Reformun gerçek anlamı sağlık sisteminin sermayeye uygun şekilde yeniden yapılandırılması. “Piyasalaştırmadan çıkma” iddiası saf bir retorik. Gerçekte hastaneler daha “insani” değil, daha “verimli” hale getiriliyor. Vaka başı ödemeler ortadan kalkmıyor, sadece revize ediliyor. Sonuç aynı: Hastaneler rekabet ediyor, riskleri hesaplıyor, gerektiğinde kesintiye gidiyor. Mantıklı olduğu için değil, ayakta kalmak için.
Personelin iş yükünü azaltacak önlemler yerine, rasyonalizasyon var. İnsani bakım yerine, kontrol mekanizmaları söz konusu. Dayanışma yerine, bir üst aşamaya evrilmiş piyasa kuralları hakim. Burada devlet, tıbbi bakımla sadece marjinal düzeyde ilgili bir sistemin aktif mimarı rolünü oynamakta. Sağlık hizmetini karşılayamayan geride kalıyor. Sisteme uymayan – ister hasta, ister sağlık çalışanı, ister hastane olsun – eleniyor. Bakım kalitesi düşüyor, çünkü çalışanlar daha fazla baskı altında ve giderek daha az hastane gereklilikleri karşılayabiliyor. Reformla gelen “dijital sağlık yönetimi”, insani bakımın yerine geçiriliyor.
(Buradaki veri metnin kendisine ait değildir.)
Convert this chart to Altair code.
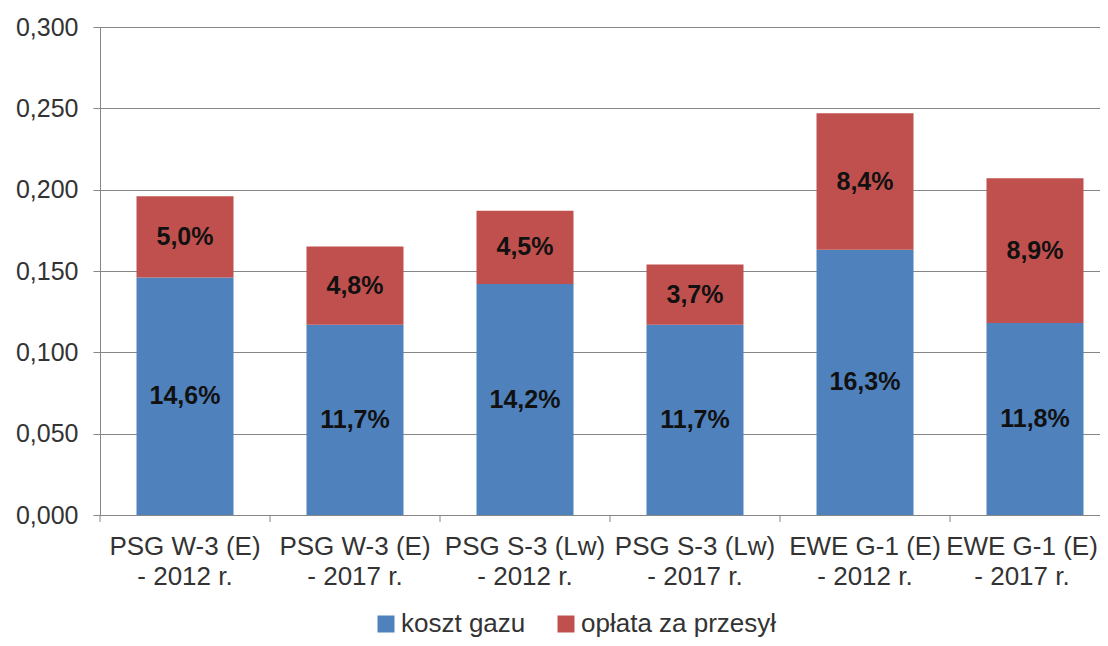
import altair as alt
import pandas as pd

categories = [
    "PSG W-3 (E) - 2012 r.",
    "PSG W-3 (E) - 2017 r.",
    "PSG S-3 (Lw) - 2012 r.",
    "PSG S-3 (Lw) - 2017 r.",
    "EWE G-1 (E) - 2012 r.",
    "EWE G-1 (E) - 2017 r.",
]
koszt_gazu = [0.146, 0.117, 0.142, 0.117, 0.163, 0.118]
oplata_za_przesyl = [0.050, 0.048, 0.045, 0.037, 0.084, 0.089]
series_names = ["koszt gazu", "opłata za przesył"]
series_colors = ["#4F81BD", "#C0504D"]
y_ticks = [0.0, 0.05, 0.10, 0.15, 0.20, 0.25, 0.30]

rows = []
for c, a, b in zip(categories, koszt_gazu, oplata_za_przesyl):
    rows.append({"cat": c, "series": series_names[0], "value": a, "ord": 0})
    rows.append({"cat": c, "series": series_names[1], "value": b, "ord": 1})
df = pd.DataFrame(rows)
df_cats = pd.DataFrame({"cat": categories})

FONT = "Liberation Sans"
GRID = "#868686"
TEXT = "#333333"

x_enc = alt.X(
    "cat:N",
    sort=categories,
    scale=alt.Scale(paddingInner=0, paddingOuter=0, range=[0, 1020]),
    axis=alt.Axis(
        title=None,
        labelAngle=0,
        labelExpr="[split(datum.label, ' - ')[0], '- ' + split(datum.label, ' - ')[1]]",
        labelFontSize=26,
        labelLineHeight=30,
        labelFont=FONT,
        labelColor=TEXT,
        labelPadding=18,
        labelLimit=400,
        labelOffset={"condition": {"test": "datum.value == '" + categories[-1] + "'", "value": -13}, "value": 0},
        ticks=False,
        domainColor=GRID,
        labelBaseline="top",
    ),
)

bars = alt.Chart(df).mark_bar(size=97).encode(
    x=x_enc,
    y=alt.Y(
        "value:Q",
        stack="zero",
        scale=alt.Scale(domain=[0, 0.3], nice=False),
        axis=alt.Axis(
            title=None,
            values=y_ticks,
            labelExpr="replace(format(datum.value, '.3f'), '.', ',')",
            labelFontSize=25,
            labelFont=FONT,
            labelColor=TEXT,
            tickSize=7,
            tickColor=GRID,
            gridColor=GRID,
            domainColor=GRID,
            labelPadding=15,
        ),
    ),
    color=alt.Color(
        "series:N",
        scale=alt.Scale(domain=series_names, range=series_colors),
        legend=alt.Legend(
            title=None,
            orient="none",
            legendX=273,
            legendY=584,
            direction="horizontal",
            symbolType="square",
            symbolSize=289,
            symbolStrokeWidth=0,
            symbolOpacity=1,
            labelFontSize=26,
            labelFont=FONT,
            labelColor=TEXT,
            labelOffset=2,
            labelLimit=400,
            columnPadding=27,
            padding=0,
        ),
    ),
    order=alt.Order("ord:Q", sort="ascending"),
)

labels = (
    alt.Chart(df)
    .transform_stack(stack="value", groupby=["cat"], as_=["y0", "y1"], sort=[alt.SortField("ord", order="ascending")])
    .transform_calculate(
        mid="(datum.y0 + datum.y1) / 2",
        lab="replace(format(datum.value * 100, '.1f'), '.', ',') + '%'",
    )
    .mark_text(font=FONT, fontSize=25, fontWeight="bold", color="#111111")
    .encode(x=alt.X("cat:N", sort=categories), y=alt.Y("mid:Q"), text="lab:N")
)

ticks = (
    alt.Chart(df_cats)
    .mark_rule(color=GRID, strokeWidth=1)
    .encode(
        x=alt.X("cat:N", sort=categories, bandPosition=0),
        y=alt.value(488),
        y2=alt.value(495),
    )
)

chart = (
    alt.layer(bars, labels, ticks)
    .properties(
        width=1000,
        height=488,
        autosize="none",
        padding={"left": 92, "top": 19, "right": 0, "bottom": 123},
    )
    .configure_view(strokeWidth=0)
    .configure_axis(gridColor=GRID)
)

chart.save("out.html", embed_options={"renderer": "svg", "actions": False})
Reformu tek bir cümleyle özetlemek mümkün: Sağlık bir meta olmaya devam ediyor, bakım hizmeti istihdam yeri, hastane ise bir işletme…
KARI ÖNCELEYEN BİR SİSTEM
Son 30 yıldaki sağlık reformlarının tarihi, kamusal hizmetlerin yavaş yavaş özelleştirilip piyasalaştırılmasının tarihidir. NRW’deki 2025 reformu da bu sürecin bir sonraki adımı. Yatırımcılar, şirketler ve danışmanlık firmaları için bir kazanç; çalışanlar ve hastalar için ise hayati bir risk ve bu risk politik olarak tercih ediliyor.
PEKİ ALTERNATİF NE OLMALI
Bütün bunların alternatifi kamusal, vergilerle finanse edilen, ihtiyaca göre planlanan, demokratik denetim altında olan ve kâr mantığından arınmış bir sağlık sistemidir. Hastanelerin “kârlı“ değil, „iyi“ olması gerekiyor. Sağlık çalışanları “verime” değil, hastalarına odaklanmış olacak. Sağlık bir meta olarak değil, toplumsal bir sorumluluk olarak örgütlenecek.
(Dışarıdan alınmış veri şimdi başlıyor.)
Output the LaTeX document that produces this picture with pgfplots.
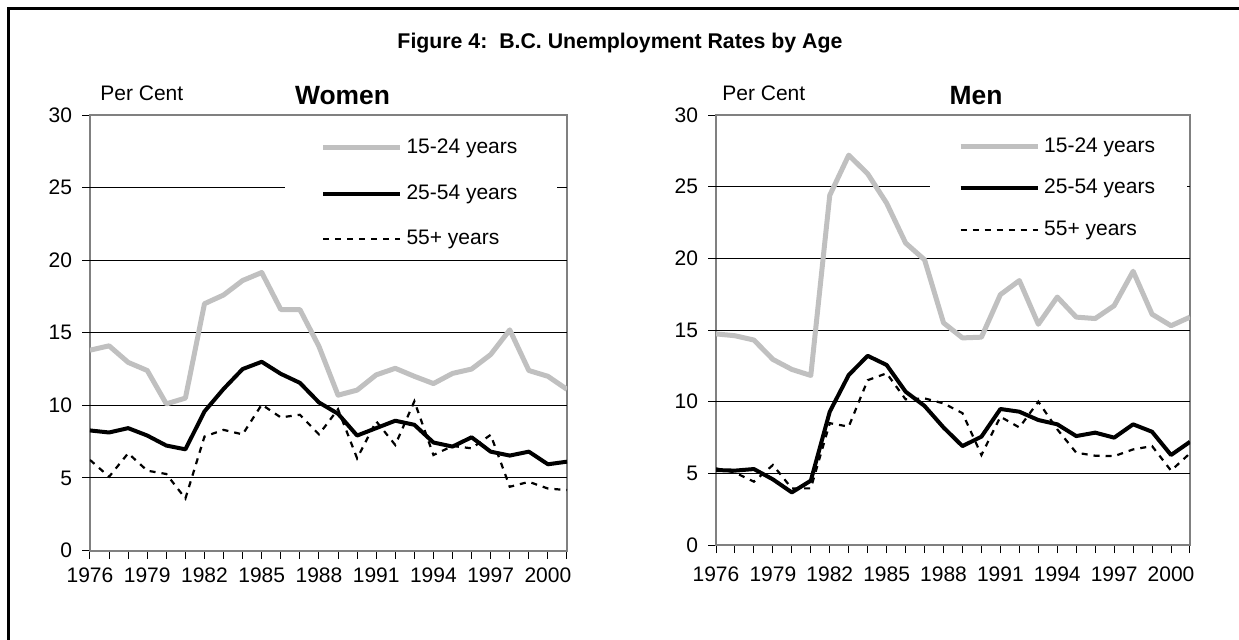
\documentclass[border=0pt]{standalone}
\usepackage{fontspec}
\setmainfont{Liberation Sans}
\usepackage{pgfplots}
\usepackage{pgfplotstable}
\pgfplotsset{compat=1.18}

\definecolor{lgray}{HTML}{C0C0C0}
\definecolor{fgray}{HTML}{808080}

\pgfplotstableread{
year a b c
1976 13.8 8.27 6.24
1977 14.1 8.13 5.08
1978 12.96 8.43 6.7
1979 12.4 7.92 5.5
1980 10.1 7.23 5.27
1981 10.5 6.97 3.58
1982 17.0 9.58 7.85
1983 17.6 11.13 8.31
1984 18.6 12.5 8.0
1985 19.15 13.0 10.05
1986 16.6 12.17 9.17
1987 16.6 11.55 9.35
1988 14.06 10.2 8.0
1989 10.7 9.42 9.73
1990 11.05 7.92 6.35
1991 12.1 8.43 8.9
1992 12.55 8.94 7.27
1993 12.0 8.66 10.28
1994 11.5 7.44 6.58
1995 12.2 7.16 7.2
1996 12.5 7.8 7.04
1997 13.5 6.81 7.97
1998 15.2 6.54 4.39
1999 12.4 6.81 4.73
2000 12.0 5.94 4.27
2001 11.1 6.12 4.16
}\women

\pgfplotstableread{
year a b c
1976 14.73 5.23 5.35
1977 14.6 5.19 5.05
1978 14.3 5.3 4.42
1979 12.95 4.58 5.58
1980 12.25 3.67 3.95
1981 11.83 4.49 3.95
1982 24.4 9.3 8.5
1983 27.2 11.86 8.26
1984 25.9 13.2 11.5
1985 23.85 12.56 11.98
1986 21.07 10.7 10.16
1987 19.9 9.7 10.23
1988 15.5 8.2 9.88
1989 14.45 6.9 9.2
1990 14.5 7.56 6.28
1991 17.47 9.49 8.95
1992 18.45 9.3 8.2
1993 15.4 8.72 10.0
1994 17.3 8.42 8.07
1995 15.9 7.6 6.44
1996 15.8 7.84 6.23
1997 16.7 7.49 6.2
1998 19.1 8.42 6.67
1999 16.1 7.9 6.9
2000 15.3 6.28 5.19
2001 15.9 7.2 6.4
}\men

\pgfplotsset{
  bcstyle/.style={
    scale only axis,
    xmin=1976, xmax=2001, ymin=0, ymax=30,
    xtick={1976,1979,...,2000},
    minor xtick={1976,...,2001},
    ytick={0,5,...,30},
    extra y ticks={5,10,15,20,25},
    extra y tick labels={},
    extra y tick style={grid=major},
    grid style={black, line width=0.5pt},
    tick align=outside,
    xtick pos=bottom, ytick pos=left,
    major tick length=4pt, minor tick length=4pt,
    tick style={black, line width=0.5pt},
    axis line style={fgray, line width=1pt},
    tick label style={font=\fontsize{10.5}{12}\selectfont},
    yticklabel style={xshift=-1.5pt},
    /pgf/number format/assume math mode=true,
    /pgf/number format/1000 sep={},
    legend cell align=left,
    legend style={draw=none, fill=white, font=\fontsize{10.5}{12}\selectfont, anchor=north west},
    legend image code/.code={\draw[##1] (0pt,0pt) -- (38.5pt,0pt);},
  },
  s1/.style={lgray, line width=2.5pt, line join=round},
  s2/.style={black, line width=2pt, line join=round},
  s3/.style={black, line width=1.1pt, dash pattern=on 3pt off 3pt},
}

\begin{document}
\begin{tikzpicture}
\useasboundingbox (0,0) rectangle (619.5pt,-319.5pt);
\clip (0,0) rectangle (619.5pt,-319.5pt);
\draw[black, line width=1.6pt] (4.2pt,-330pt) -- (4.2pt,-4.2pt) -- (630pt,-4.2pt);

\node[font=\bfseries\fontsize{10.65}{12}\selectfont] at (310pt,-21.5pt) {Figure 4:\ \ B.C. Unemployment Rates by Age};
\node[font=\bfseries\fontsize{13.2}{15}\selectfont] at (171.25pt,-48pt) {Women};
\node[font=\bfseries\fontsize{13.2}{15}\selectfont] at (488pt,-48pt) {Men};
\node[font=\fontsize{10.5}{12}\selectfont, anchor=west, inner sep=0pt] at (50pt,-46.5pt) {Per Cent};
\node[font=\fontsize{10.5}{12}\selectfont, anchor=west, inner sep=0pt] at (361pt,-46.5pt) {Per Cent};

\begin{axis}[bcstyle, anchor=south west, at={(45pt,-275.25pt)}, width=238.5pt, height=217.75pt,
  xticklabel style={yshift=-1pt},
  legend style={at={(0.407,0.964)}, inner xsep=18pt, inner ysep=2pt, row sep=10pt}]
\addplot[s1] table[x=year,y=a]{\women};
\addplot[s2] table[x=year,y=b]{\women};
\addplot[s3] table[x=year,y=c]{\women};
\legend{15-24 years, 25-54 years, 55+ years}
\end{axis}

\begin{axis}[bcstyle, anchor=south west, at={(358pt,-272.5pt)}, width=237pt, height=215pt,
  xticklabel style={yshift=-3.5pt},
  legend style={at={(0.451,0.9715)}, inner xsep=14pt, inner ysep=3pt, row sep=8pt}]
\addplot[s1] table[x=year,y=a]{\men};
\addplot[s2] table[x=year,y=b]{\men};
\addplot[s3] table[x=year,y=c]{\men};
\legend{15-24 years, 25-54 years, 55+ years}
\end{axis}
\end{tikzpicture}
\end{document}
NRW Sağlık Bakanı Laumann reformun tanıtımında şöyle diyor: “Benim için temel bir ilke var: Hastaneler hasta insanlar içindir, hasta insanlar hastaneleri ayakta tutmak için değil. Sağlık sisteminde çalışan herkesin bunu anlaması gerekir.”
“Hastaneler hastalar içindir, tersi değil” sözü empatik görünse de tehlikeli bir indirgeme. Sanki hastanelerin varlığı ve çalışanların iyi koşulları, “hasta odaklılık” adına ikinci planda kalabilirmiş gibi bir izlenim yaratıyor. Oysa altyapıyı zayıflatan, hizmeti de zayıflatır. Personel, fiziki imkanlar ve istikrarlı bir sistem olmadan hasta da kaybedilir. Gerçekten hasta odaklı bir politika, hastanelere şirket muamelesi yapmayı bırakıp sağlığı kamusal bir görev olarak görmekle başlar. Yolunda olan ne hastalar ne personeldir – sorun, kâr mantığının ta kendisidir.
Bugün “reform” diye haykıranlar, yarın Avrupa’nın en zengin ülkesinde neden daha fazla hastanenin kapandığını, neden sağlık çalışanlarının tükendiğini, neden hastaların bekleyip acı çektiğini –hatta öldüğünü– açıklamak zorunda kalacak.